Eines kristallisiert sich bei diesem Thema eindeutig heraus: Wer die Welt verändern will, kann nicht erwarten, dass alles so bleibt, wie es ist. Wer eine bessere Welt will, muss in Kauf nehmen, dass es für einen selbst leider eher schlechter wird. Oder zumindest anders. Zum Teil auch anstrengender. Das erscheint nicht besonders verlockend. Wer sich anstrengt, will belohnt werden. So funktioniert der Mensch. Man macht Diät, quält sich und hat nachher dafür eine Kleidergröße weniger. So soll es sein: Mühe soll sich auszahlen. Direkt. Wir wollen die Punkte auf unserem Karmakonto sehen. Unmittelbar – als Direktüberweisung – und nicht wie hier indirekt. Uns fehlt es an der berühmten Frustrationstoleranz. Wir haben es gern einfach: Onlineshopping, Fast Food und Plastikkram. Es ginge anders, aber das wäre ja ziemlich anstrengend. Dazu haben wir keine Lust. Wir haben es uns so schön gemütlich gemacht in unserer Komfortzone. Generell darf man sich im Leben aber nicht immer nur fragen: Was bringt mir das? Das fällt uns schwer. So sind wir nicht gepolt. John F. Kennedy hat bei seiner Amtsantrittsrede als amerikanischer Präsident 1961 gesagt: „Fragt nicht, was euer Land für euch tun kann – fragt, was ihr für euer Land tun könnt.“ Und jetzt geht es nicht nur um ein Land, sondern um unseren Planeten, um unsere Existenzgrundlage. Da darf man nicht nur „eigentlich“ erwarten, dass sich alle im Rahmen ihrer Möglichkeiten ins Zeug legen, sondern: „unbedingt“.

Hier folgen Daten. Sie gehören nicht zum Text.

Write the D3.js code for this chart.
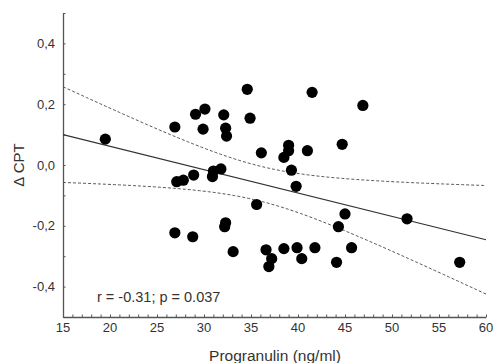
<!DOCTYPE html>
<html>
<head>
<meta charset="utf-8">
<script src="https://cdn.jsdelivr.net/npm/d3@7/dist/d3.min.js"></script>
<style>
  body { margin: 0; background: #fff; }
  svg { display: block; }
  text { font-family: "Liberation Sans", Arial, sans-serif; fill: #333; }
</style>
</head>
<body>
<svg id="chart" width="493" height="363"></svg>
<script>
// Progranulin (ng/ml) values
const progranulin = [19.5, 26.9, 29.1, 30.1, 29.9, 32.1, 32.3, 32.4, 34.6, 34.9,
  41.5, 46.9, 36.1, 39.0, 39.0, 38.5, 41.0, 44.7, 39.3, 39.8,
  35.6, 27.1, 27.8, 28.9, 30.9, 31.0, 31.8, 26.9, 28.8, 32.3,
  32.2, 33.1, 36.6, 37.2, 36.9, 38.5, 39.9, 40.4, 41.8, 44.1,
  44.3, 45.0, 45.7, 51.6, 57.2];
// Delta CPT values
const deltaCPT = [0.085, 0.125, 0.167, 0.184, 0.118, 0.165, 0.121, 0.095, 0.249, 0.154,
  0.239, 0.196, 0.040, 0.065, 0.047, 0.025, 0.047, 0.068, -0.017, -0.070,
  -0.130, -0.055, -0.050, -0.033, -0.038, -0.020, -0.013, -0.223, -0.236, -0.190,
  -0.203, -0.285, -0.279, -0.308, -0.334, -0.275, -0.272, -0.308, -0.272, -0.320,
  -0.203, -0.161, -0.272, -0.177, -0.320];
// fitted line: [intercept at x=15, slope]
const fitLine = [0.100, -0.00769];
// confidence band: [center x, min variance, curvature]
const bandParams = [35.9, 0.0033, 0.0000492];
const xTicks = [15, 20, 25, 30, 35, 40, 45, 50, 55, 60];
const yTicks = [-0.4, -0.2, 0.0, 0.2, 0.4];
const annotation = "r = -0.31; p = 0.037";

const svg = d3.select("#chart");
const x = d3.scaleLinear().domain([15, 60]).range([63, 486]);
const y = d3.scaleLinear().domain([-0.5, 0.5]).range([317, 13]);

const axisColor = "#555";

// axes
const xAxis = svg.append("g").attr("transform", "translate(0,317)")
  .call(d3.axisBottom(x).tickValues(d3.range(15, 61, 1)).tickSizeInner(-2.5).tickSizeOuter(0).tickFormat(""));
const yAxis = svg.append("g").attr("transform", "translate(63,0)")
  .call(d3.axisLeft(y).tickValues(d3.range(-5, 6).map(d => d / 10)).tickSizeInner(-2.5).tickSizeOuter(0).tickFormat(""));
[xAxis, yAxis].forEach(g => {
  g.selectAll("path, line").attr("stroke", axisColor).attr("stroke-width", 1);
});
xAxis.select("path.domain").attr("stroke-width", 1.3);
yAxis.select("path.domain").attr("stroke-width", 1.3);

// tick labels
svg.append("g").selectAll("text").data(xTicks).join("text")
  .attr("x", d => x(d)).attr("y", 332)
  .attr("text-anchor", "middle").attr("font-size", 13)
  .text(d => d);
const fmtY = d => d3.format(".1f")(d).replace(".", ",").replace("−", "-");
svg.append("g").selectAll("text").data(yTicks).join("text")
  .attr("x", 55).attr("y", d => y(d)).attr("dy", "0.35em")
  .attr("text-anchor", "end").attr("font-size", 13)
  .text(d => fmtY(d));

// axis titles
svg.append("text").attr("x", 275).attr("y", 361)
  .attr("text-anchor", "middle").attr("font-size", 15.5)
  .text("Progranulin (ng/ml)");
svg.append("text").attr("transform", "translate(24,165) rotate(-90)")
  .attr("text-anchor", "middle").attr("font-size", 15)
  .text("Δ CPT");

// fit and bands
const xs = d3.range(15, 60.01, 0.25);
const fitY = v => fitLine[0] + fitLine[1] * (v - 15);
const half = v => Math.sqrt(bandParams[1] + bandParams[2] * (v - bandParams[0]) ** 2);
const line = d3.line().x(d => x(d[0])).y(d => y(d[1]));

svg.append("path").datum(xs.map(v => [v, fitY(v) + half(v)]))
  .attr("d", line).attr("fill", "none").attr("stroke", "#555")
  .attr("stroke-width", 1).attr("stroke-dasharray", "3,2");
svg.append("path").datum(xs.map(v => [v, fitY(v) - half(v)]))
  .attr("d", line).attr("fill", "none").attr("stroke", "#555")
  .attr("stroke-width", 1).attr("stroke-dasharray", "3,2");
svg.append("path").datum([15, 60].map(v => [v, fitY(v)]))
  .attr("d", line).attr("fill", "none").attr("stroke", "#333")
  .attr("stroke-width", 1.1);

// points
svg.append("g").selectAll("circle").data(progranulin.map((v, i) => [v, deltaCPT[i]]))
  .join("circle")
  .attr("cx", d => x(d[0])).attr("cy", d => y(d[1])).attr("r", 5.6)
  .attr("fill", "#000");

// annotation
svg.append("text").attr("x", 97).attr("y", 302).attr("font-size", 14.5)
  .text(annotation);
</script>
</body>
</html>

Und so, wie es den einen nicht weit genug geht, finden die anderen es vollkommen übertrieben. Nie stimmt das Maß, dabei muss jeder seines finden. Ich werde leider nie eine Frau werden, deren Müll im Jahr nicht mehr als ein Einmachglas füllt. So realistisch muss ich sein. Ich bin und bleibe „Frau Eigentlich“. Aber ich bin voller Bewunderung für Menschen, die das so konsequent durchziehen. Sie sind meine Vorbilder. Ich will wenigstens versuchen, mir etwas von diesen Leuten abzugucken.